In the 1980s, real-life experience and a contrarian mindset changed the course of Wilson’s career. As a thirtysomething entrepreneur in Denver, he witnessed the oil shale bust that devastated Colorado’s local economies for two decades. From there, he went to San Diego to develop Symphony Towers and some other downtown properties. He launched his own company in 1989 — just as the nation’s savings and loan crisis was coming to a boil.
Economic cycles are inevitable, Wilson decided, and a countercyclical business model is the best way for developers to prosper in difficult times. His bottom-feeding experience has made him the go-to guy for lenders and law firms grappling with troubled assets.
“If you’re the lender foreclosing ultimately on a project, you need someone in there managing the assets, so it doesn’t go down the drain before you get your hands on it,” said Louis Eatman, a real estate attorney with Proskauer Rose in Los Angeles, who has worked with Wilson on a number of projects. “That’s largely the role Doug plays.
Specialized Services
Douglas Wilson Cos. provides a wide range of specialized business and real estate services to law firms, state and federal courts, corporations, partnerships, pension funds, real estate investment trusts, financial institutions and property owners nationwide. “The good news is that we’re a known quantity nationwide,” said Robert Richley, president of the company and a veteran of the banking industry.

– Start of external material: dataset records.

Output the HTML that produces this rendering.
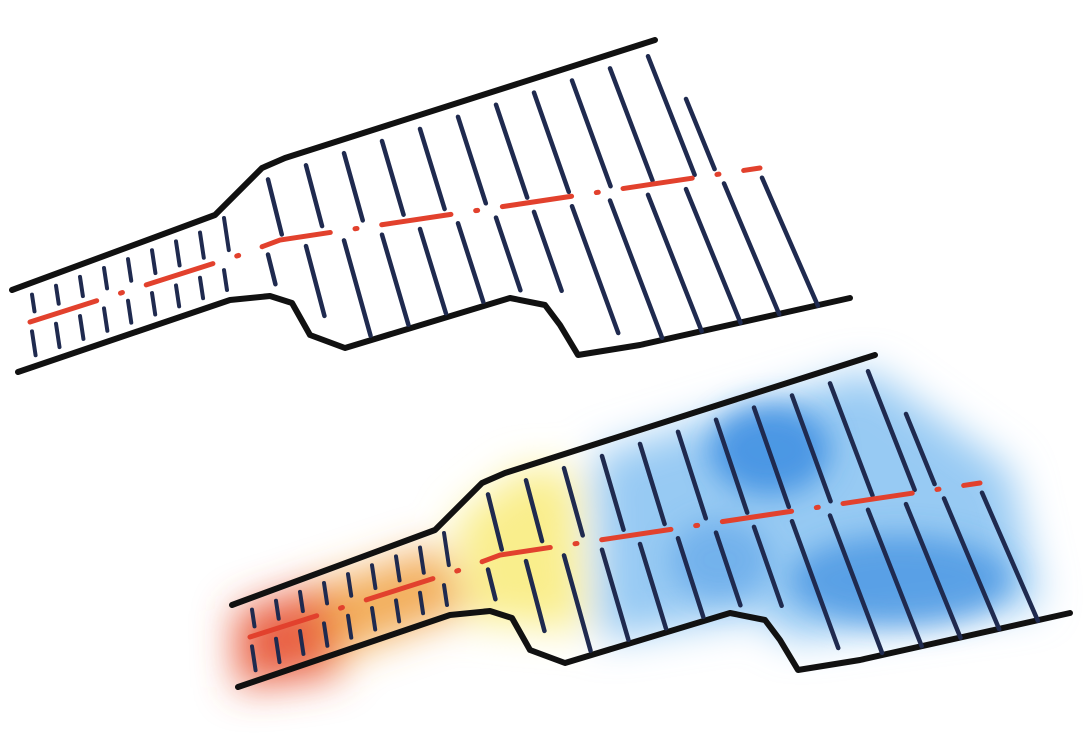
<!DOCTYPE html>
<html><head><meta charset="utf-8"><style>
html,body{margin:0;padding:0;background:#fff;}
svg{display:block;}
</style></head><body>
<svg id="s" width="1087" height="734" viewBox="0 0 1087 734">
<defs>
<filter id="blur" x="-30%" y="-30%" width="160%" height="160%"><feGaussianBlur stdDeviation="20"/></filter>
<filter id="blur2" x="-30%" y="-30%" width="160%" height="160%"><feGaussianBlur stdDeviation="14"/></filter>
</defs>
<g>
<g filter="url(#blur)">
<polygon points="235,612 335,580 340,675 238,688" fill="#e85a3a" opacity="0.95"/>
<polygon points="320,585 440,545 470,610 330,660" fill="#f0a040" opacity="0.85"/>
<polygon points="455,520 520,470 575,470 585,630 470,620" fill="#f8ec80" opacity="0.9"/>
<polygon points="595,455 870,370 1010,470 1040,605 790,640 760,615 600,640" fill="#8cc4f2" opacity="0.9"/>
</g>
<g filter="url(#blur2)">
<ellipse cx="770" cy="450" rx="60" ry="45" fill="#3a8be0" opacity="0.8"/>
<ellipse cx="900" cy="580" rx="110" ry="45" fill="#3f8fe0" opacity="0.7"/>
<ellipse cx="720" cy="560" rx="50" ry="40" fill="#5aa2e8" opacity="0.6"/>
</g>
</g>
<g id="top"></g>
<g id="bot" transform="translate(220,315)"></g>
</svg>
<script>
const topPts=[[12,290],[215,215],[240,190],[262,168],[285,158],[655,40]];
const botPts=[[18,372],[230,300],[270,296],[292,303],[310,335],[345,348],[510,298],[545,305],[560,325],[578,355],[640,345],[850,298]];
const midPts=[[30,322],[240,255],[280,240],[760,168]];
const NS='http://www.w3.org/2000/svg';
function interp(p,x){if(x<=p[0][0])return p[0][1];for(let i=1;i<p.length;i++){if(x<=p[i][0]){const t=(x-p[i-1][0])/(p[i][0]-p[i-1][0]);return p[i-1][1]+t*(p[i][1]-p[i-1][1]);}}const a=p[p.length-2],b=p[p.length-1];return b[1]+(x-b[0])*(b[1]-a[1])/(b[0]-a[0]);}
function path(p){return 'M'+p.map(q=>q.join(',')).join(' L');}
function build(g){
 const a=document.createElementNS(NS,'path');a.setAttribute('d',path(topPts));a.setAttribute('fill','none');a.setAttribute('stroke','#111');a.setAttribute('stroke-width','6');a.setAttribute('stroke-linecap','round');a.setAttribute('stroke-linejoin','round');
 
 g.appendChild(a);
 const b=document.createElementNS(NS,'path');b.setAttribute('d',path(botPts));b.setAttribute('fill','none');b.setAttribute('stroke','#111');b.setAttribute('stroke-width','6');b.setAttribute('stroke-linecap','round');b.setAttribute('stroke-linejoin','round');
 
 g.appendChild(b);
 const xs=[];for(let x=32;x<235;x+=24)xs.push(x);for(let x=268;x<800;x+=38)xs.push(x);
 xs.forEach(x=>{
  const narrow=x<240;
  const lean=narrow?0.15:0.25+0.2*(x-268)/530;
  const yt=(x<660?interp(topPts,x):40+(x-655)*1.45)+(narrow?12:14),yb=interp(botPts,x)-12,ym=interp(midPts,x);
  [[yt,ym-10],[ym+10,yb]].forEach(([y1,y2])=>{if(y2-y1<(narrow?6:14))return;
   const l=document.createElementNS(NS,'line');
   l.setAttribute('x1',x);l.setAttribute('y1',y1);l.setAttribute('x2',x+lean*(y2-y1));l.setAttribute('y2',y2);
   l.setAttribute('stroke','#1f2a4f');l.setAttribute('stroke-width',narrow?4:4.5);l.setAttribute('stroke-linecap','round');
   
   g.appendChild(l);});
 });
 const m=document.createElementNS(NS,'path');m.setAttribute('d',path(midPts));m.setAttribute('fill','none');m.setAttribute('stroke','#e2412d');m.setAttribute('stroke-width','5');m.setAttribute('stroke-linecap','round');m.setAttribute('stroke-dasharray','70 25 2 25');
 
 g.appendChild(m);
}
build(document.getElementById('top'));build(document.getElementById('bot'));
</script>
</body></html>
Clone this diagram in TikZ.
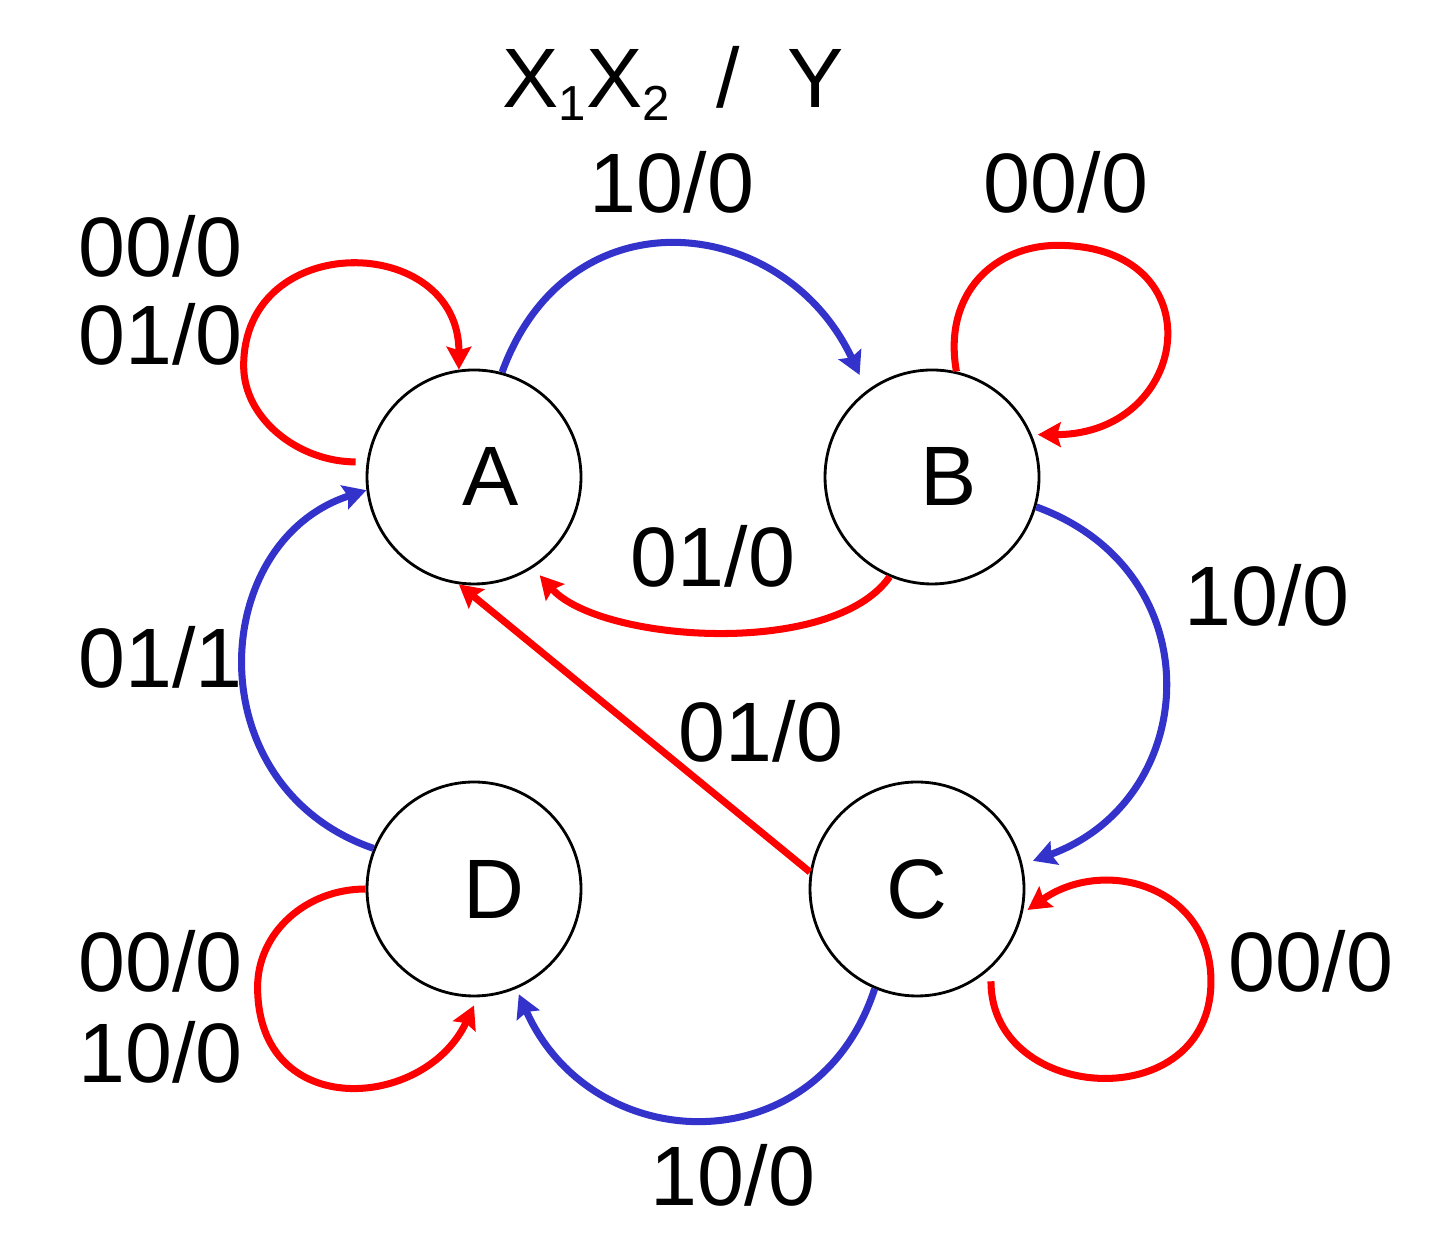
\documentclass[tikz,border=0pt]{standalone}
\usepackage{fontspec}
\setmainfont{Liberation Sans}
\usetikzlibrary{arrows.meta,positioning}

\definecolor{fsmred}{RGB}{255,0,0}
\definecolor{fsmblue}{RGB}{51,51,204}
\newcommand{\lowidx}[1]{\raisebox{-3.6pt}{\fontsize{14}{14}\selectfont #1}}

\tikzset{
    state/.style={circle, draw, line width=0.8pt, minimum size=2.14cm, inner sep=0pt, font=\fontsize{24}{28}\selectfont},
    lbl/.style={inner sep=0pt, font=\fontsize{24}{28}\selectfont},
    redarc/.style={draw=fsmred, line width=2pt},
    bluearc/.style={draw=fsmblue, line width=2pt},
    >={Stealth[length=6.5pt, width=7pt, inset=1pt]}
}

\begin{document}
\begin{tikzpicture}
    \useasboundingbox (0,0) rectangle (14.56,12.48);

    \node [state] (A) at (4.74,7.71) {\kern0.34cm A};
    \node [state] (B) [right of=A, node distance=4.58cm] {\kern0.33cm B};
    \node [state] (D) [below of=A, node distance=4.12cm] {\kern0.4cm D};
    \node [state] (C) [right of=D, node distance=4.43cm] {C};

    \node [lbl, anchor=base] (io) at (6.73,11.40) {X\lowidx{1}X\lowidx{2}~~/~~Y};

    \node [lbl, anchor=base] (l10ab) at (6.72,10.35) {10/0};
    \node [lbl, anchor=base] (l00bb) at (10.66,10.35) {00/0};
    \node [lbl, anchor=base west] (l00aa) at (0.78,9.71) {00/0};
    \node [lbl, anchor=base west] (l01aa) at (0.78,8.83) {01/0};
    \node [lbl, anchor=base] (l01ba) at (7.13,6.61) {01/0};
    \node [lbl, anchor=base] (l10bc) at (12.67,6.22) {10/0};
    \node [lbl, anchor=base west] (l01da) at (0.78,5.60) {01/1};
    \node [lbl, anchor=base] (l01ca) at (7.61,4.86) {01/0};
    \node [lbl, anchor=base west] (l00dd) at (0.78,2.56) {00/0};
    \node [lbl, anchor=base west] (l10dd) at (0.78,1.65) {10/0};
    \node [lbl, anchor=base] (l00cc) at (13.11,2.56) {00/0};
    \node [lbl, anchor=base] (l10cd) at (7.33,0.42) {10/0};

    % self loops
    \draw[->, redarc, shorten <=0.11cm] (A.172) to [out=180, in=270, out distance=0.68cm, in distance=0.53cm] ++(-1.23,0.96)
        to [out=90, in=90, distance=1.37cm] (A.98);
    \draw[->, redarc, shorten >=0.06cm] (B.77) to [out=100, in=180, out distance=0.8cm, in distance=0.62cm] ++(1.01,1.26)
        to [out=0, in=0, distance=1.6cm] (B.23);
    \draw[->, redarc, shorten <=0.13cm, shorten >=0.06cm] (C.313) to [out=270, in=270, distance=1.36cm] ++(2.2,-0.13)
        to [out=90, in=35, out distance=0.95cm, in distance=1cm] (C.347);
    \draw[->, redarc, shorten >=0.09cm] (D.180) to [out=180, in=90, out distance=0.6cm, in distance=0.54cm] ++(-1.08,-0.98)
        to [out=270, in=245, out distance=1.35cm, in distance=1.25cm] (D.272);

    % transitions
    \path[->] (A.75) edge [bluearc, out=70, in=115, distance=1.95cm, shorten >=0.17cm] (B.127);
    \path[->] (B.247) edge [redarc, out=235, in=312, distance=1cm, shorten >=0.1cm] (A.303);
    \path[->] (B.344) edge [bluearc, out=340, in=20, distance=1.9cm, shorten >=0.11cm] (C.13);
    \path[->] (C.171) edge [redarc] (A.262);
    \path[->] (C.247) edge [bluearc, out=252, in=294, distance=1.86cm, shorten >=0.06cm] (D.293);
    \path[->] (D.158) edge [bluearc, out=161, in=198, out distance=1.88cm, in distance=1.67cm] (A.187);
\end{tikzpicture}
\end{document}
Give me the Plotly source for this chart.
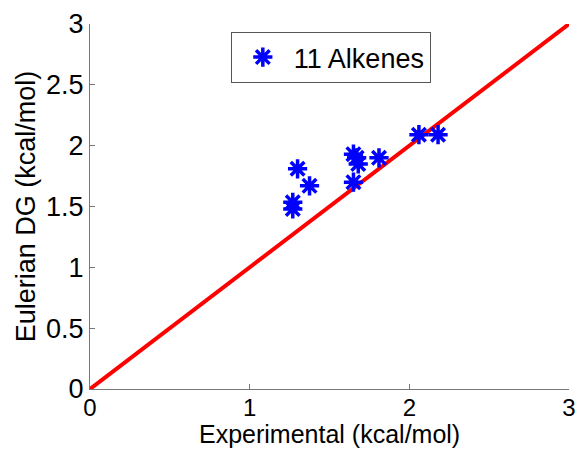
import plotly.graph_objects as go

experimental = [1.30, 1.375, 1.27, 1.27, 1.65, 1.67, 1.68, 1.65, 1.81, 2.06, 2.18]
eulerian_dg = [1.81, 1.67, 1.535, 1.48, 1.93, 1.90, 1.85, 1.70, 1.90, 2.09, 2.09]
line_x = [0, 3]
line_y = [0, 3]
tick_vals_x = [0, 1, 2, 3]
tick_vals_y = [0, 0.5, 1, 1.5, 2, 2.5, 3]
tick_text_y = ["0", "0.5", "1", "1.5", "2", "2.5", "3"]
x_title = "Experimental (kcal/mol)"
y_title = "Eulerian DG (kcal/mol)"

fig = go.Figure()
fig.add_trace(go.Scatter(
    x=line_x, y=line_y, mode="lines",
    line=dict(color="#ff0000", width=4), showlegend=False,
))
fig.add_trace(go.Scatter(
    x=experimental, y=eulerian_dg, mode="markers", name="11 Alkenes",
    marker=dict(symbol="asterisk-open", size=16, color="#0000ff",
                line=dict(color="#0000ff", width=3.5)),
))

fig.update_layout(
    width=577, height=449,
    margin=dict(l=90, r=8, t=24, b=60),
    paper_bgcolor="white", plot_bgcolor="white",
    font=dict(family="Liberation Sans, Arial, sans-serif", color="black"),
    legend=dict(x=0.294, y=0.978, xanchor="left", yanchor="top",
                bordercolor="#555", borderwidth=1, bgcolor="white",
                font=dict(size=27), itemwidth=52, tracegroupgap=0),
    xaxis=dict(range=[0, 3], tickvals=tick_vals_x, showgrid=False, zeroline=False,
               showline=True, linecolor="#777", linewidth=1,
               ticks="inside", ticklen=5, tickcolor="#777",
               tickfont=dict(size=24), automargin=False, ticklabelstandoff=-3),
    yaxis=dict(range=[0, 3], tickvals=tick_vals_y, ticktext=tick_text_y,
               showgrid=False, zeroline=False,
               showline=True, linecolor="#777", linewidth=1,
               ticks="inside", ticklen=5, tickcolor="#777",
               tickfont=dict(size=27), automargin=False,
               title=dict(text=y_title, font=dict(size=27), standoff=2)),
    annotations=[dict(text=x_title, xref="paper", yref="paper", x=0.5, y=-0.124,
                      xanchor="center", yanchor="middle", showarrow=False,
                      font=dict(size=25))],
)

fig.write_html("out.html")
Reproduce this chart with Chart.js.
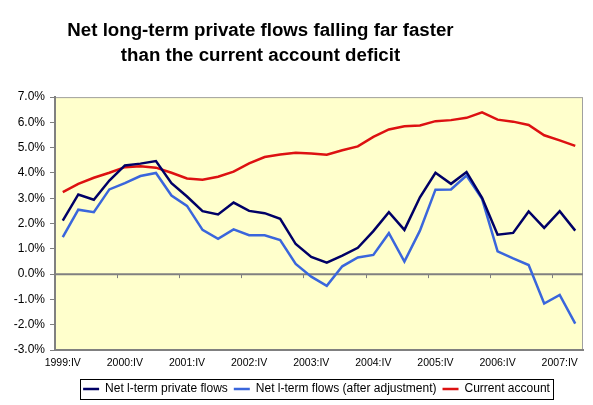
<!DOCTYPE html>
<html>
<head>
<meta charset="utf-8">
<script src="https://cdn.jsdelivr.net/npm/chart.js@4.4.1/dist/chart.umd.min.js"></script>
<style>
  body { margin: 0; background: #fff; }
</style>
</head>
<body>
<canvas id="chart1" width="593" height="405"></canvas>
<script>
const quarters = [
  '1999:IV', '2000:I', '2000:II', '2000:III', '2000:IV', '2001:I', '2001:II', '2001:III',
  '2001:IV', '2002:I', '2002:II', '2002:III', '2002:IV', '2003:I', '2003:II', '2003:III',
  '2003:IV', '2004:I', '2004:II', '2004:III', '2004:IV', '2005:I', '2005:II', '2005:III',
  '2005:IV', '2006:I', '2006:II', '2006:III', '2006:IV', '2007:I', '2007:II', '2007:III',
  '2007:IV', '2008:I'
];

const privateFlows = [
  2.12, 3.15, 2.94, 3.70, 4.30, 4.37, 4.47, 3.60, 3.07, 2.49, 2.36, 2.83, 2.50, 2.41, 2.19, 1.19,
  0.68, 0.45, 0.73, 1.04, 1.70, 2.45, 1.75, 3.04, 4.01, 3.57, 4.04, 3.02, 1.56, 1.63, 2.48, 1.83,
  2.49, 1.72
];

const adjustedFlows = [
  1.46, 2.55, 2.45, 3.35, 3.60, 3.88, 4.00, 3.11, 2.70, 1.75, 1.40, 1.77, 1.54, 1.54, 1.35, 0.40,
  -0.10, -0.46, 0.31, 0.66, 0.76, 1.62, 0.50, 1.72, 3.34, 3.35, 3.90, 2.98, 0.90, 0.62, 0.36, -1.16,
  -0.82, -1.96
];

const currentAccount = [
  3.24, 3.57, 3.81, 4.01, 4.23, 4.27, 4.21, 4.01, 3.78, 3.73, 3.85, 4.05, 4.38, 4.63, 4.73, 4.80,
  4.77, 4.72, 4.90, 5.05, 5.43, 5.72, 5.85, 5.88, 6.05, 6.09, 6.18, 6.40, 6.11, 6.03, 5.90, 5.49,
  5.29, 5.07
];

const yMin = -3;
const yMax = 7;

// pale yellow plot area with a grey frame
const plotArea = {
  id: 'plotArea',
  afterLayout(chart) {
    // excel puts the title a bit left of centre and the legend under the plot
    chart.titleBlock.left = 0;
    chart.titleBlock.right = 521;
    chart.legend.left = 50;
    chart.legend.right = 583;
  },
  beforeDraw(chart) {
    const { ctx, chartArea: a } = chart;
    ctx.save();
    ctx.fillStyle = '#ffffcc';
    ctx.fillRect(a.left, a.top, a.right - a.left, a.bottom - a.top);
    ctx.strokeStyle = '#a0a0a0';
    ctx.lineWidth = 1;
    ctx.strokeRect(a.left + 0.5, a.top + 0.5, a.right - a.left - 1, a.bottom - a.top - 1);
    ctx.restore();
  },
  // zero line with category tick marks, like the excel x axis
  beforeDatasetsDraw(chart) {
    const { ctx, chartArea: a, scales } = chart;
    const y0 = scales.y.getPixelForValue(0);
    ctx.save();
    ctx.strokeStyle = '#808080';
    ctx.lineWidth = 2;
    ctx.beginPath();
    ctx.moveTo(a.left, y0);
    ctx.lineTo(a.right, y0);
    ctx.stroke();
    ctx.lineWidth = 1;
    const half = (scales.x.getPixelForValue(1) - scales.x.getPixelForValue(0)) / 2;
    for (let i = 4; i < quarters.length; i += 4) {
      const x = Math.round(scales.x.getPixelForValue(i) - half) + 0.5;
      ctx.beginPath();
      ctx.moveTo(x, y0);
      ctx.lineTo(x, y0 + 4);
      ctx.stroke();
    }
    ctx.restore();
  }
};

// box round the legend items
const legendBox = {
  id: 'legendBox',
  afterDraw(chart) {
    const boxes = chart.legend.legendHitBoxes;
    if (!boxes || !boxes.length) return;
    const first = boxes[0];
    const last = boxes[boxes.length - 1];
    const ctx = chart.ctx;
    ctx.save();
    ctx.strokeStyle = '#000';
    ctx.lineWidth = 1;
    ctx.strokeRect(Math.round(first.left - 3) + 0.5, Math.round(first.top - 4) + 0.5,
      Math.round(last.left + last.width - first.left + 6), Math.round(first.height + 8));
    ctx.restore();
  }
};

const ctx = document.getElementById('chart1').getContext('2d');
const myChart = new Chart(ctx, {
  type: 'line',
  data: {
    labels: quarters,
    datasets: [{
      label: 'Net l-term private flows',
      data: privateFlows,
      borderColor: '#000066',
      backgroundColor: '#000066',
      borderWidth: 2.5
    }, {
      label: 'Net l-term flows (after adjustment)',
      data: adjustedFlows,
      borderColor: '#3a66dc',
      backgroundColor: '#3a66dc',
      borderWidth: 2.5
    }, {
      label: 'Current account',
      data: currentAccount,
      borderColor: '#dd1111',
      backgroundColor: '#dd1111',
      borderWidth: 2.5
    }]
  },
  options: {
    responsive: false,
    animation: false,
    elements: {
      point: { radius: 0 },
      line: { tension: 0 }
    },
    layout: {
      padding: { left: 0, right: 10, bottom: 0 }
    },
    plugins: {
      title: {
        display: true,
        text: ['Net long-term private flows falling far faster', 'than the current account deficit'],
        color: '#000',
        font: { family: 'Liberation Sans', size: 18.7, weight: 'bold', lineHeight: 1.34 },
        padding: { top: 18, bottom: 29 }
      },
      legend: {
        position: 'bottom',
        labels: {
          usePointStyle: true,
          pointStyle: 'line',
          pointStyleWidth: 16,
          padding: 6,
          color: '#000',
          font: { family: 'Liberation Sans', size: 12 }
        }
      },
      tooltip: { enabled: false }
    },
    scales: {
      y: {
        min: yMin,
        max: yMax,
        afterFit(scale) {
          scale.width = 55; // Room for the % labels
        },
        ticks: {
          stepSize: 1,
          padding: 5,
          color: '#000',
          font: { family: 'Liberation Sans', size: 12 },
          callback: function(value) {
            return value.toFixed(1) + '%';
          }
        },
        grid: {
          drawOnChartArea: false,
          tickLength: 5,
          color: '#808080'
        },
        border: { color: '#808080', width: 2 }
      },
      x: {
        offset: true,
        afterFit(scale) {
          scale.height = 27; // Space between plot and legend
        },
        ticks: {
          autoSkip: false,
          maxRotation: 0,
          padding: 7,
          color: '#000',
          font: { family: 'Liberation Sans', size: 10.5 },
          callback: function(value, index) {
            return index % 4 === 0 ? quarters[index] : '';
          }
        },
        grid: { display: false, drawTicks: false },
        border: { color: '#808080', width: 2 }
      }
    }
  },
  plugins: [plotArea, legendBox]
});
</script>
</body>
</html>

Wilson’s company currently has 60 projects with a total asset balance in excess of $2 billion. In the past two years, its core staff has expanded from 35 to 50 employees, with 40 of them in the San Diego office. The company also maintains branch offices in Atlanta, Las Vegas, Miami, Orlando, Fla., and San Francisco, and is poised to open a seventh location in Washington, D.C.
“Most people in San Diego think of me as a developer, when distressed properties and crisis management is my more significant business by far,” said Wilson. “Even in good times, bad things happen. Enron happened in the best of times.”
The underlying problem in today’s marketplace is the lack of financial liquidity. If a loan on a commercial property matures, it is difficult to negotiate an extension. Alternatively, a property — such as a luxury hotel — may have an underlying cash flow problem — and can no longer afford to service its debt. “Unless there is growth in rents and renewed stability in some of these markets, it will take awhile to correct,” said Wilson.
Meanwhile, Wilson and his staff face the multidimensional task of “managing the managers” and bringing in teams of problem-solving specialists — from accountants to hotel managers to leasing agents.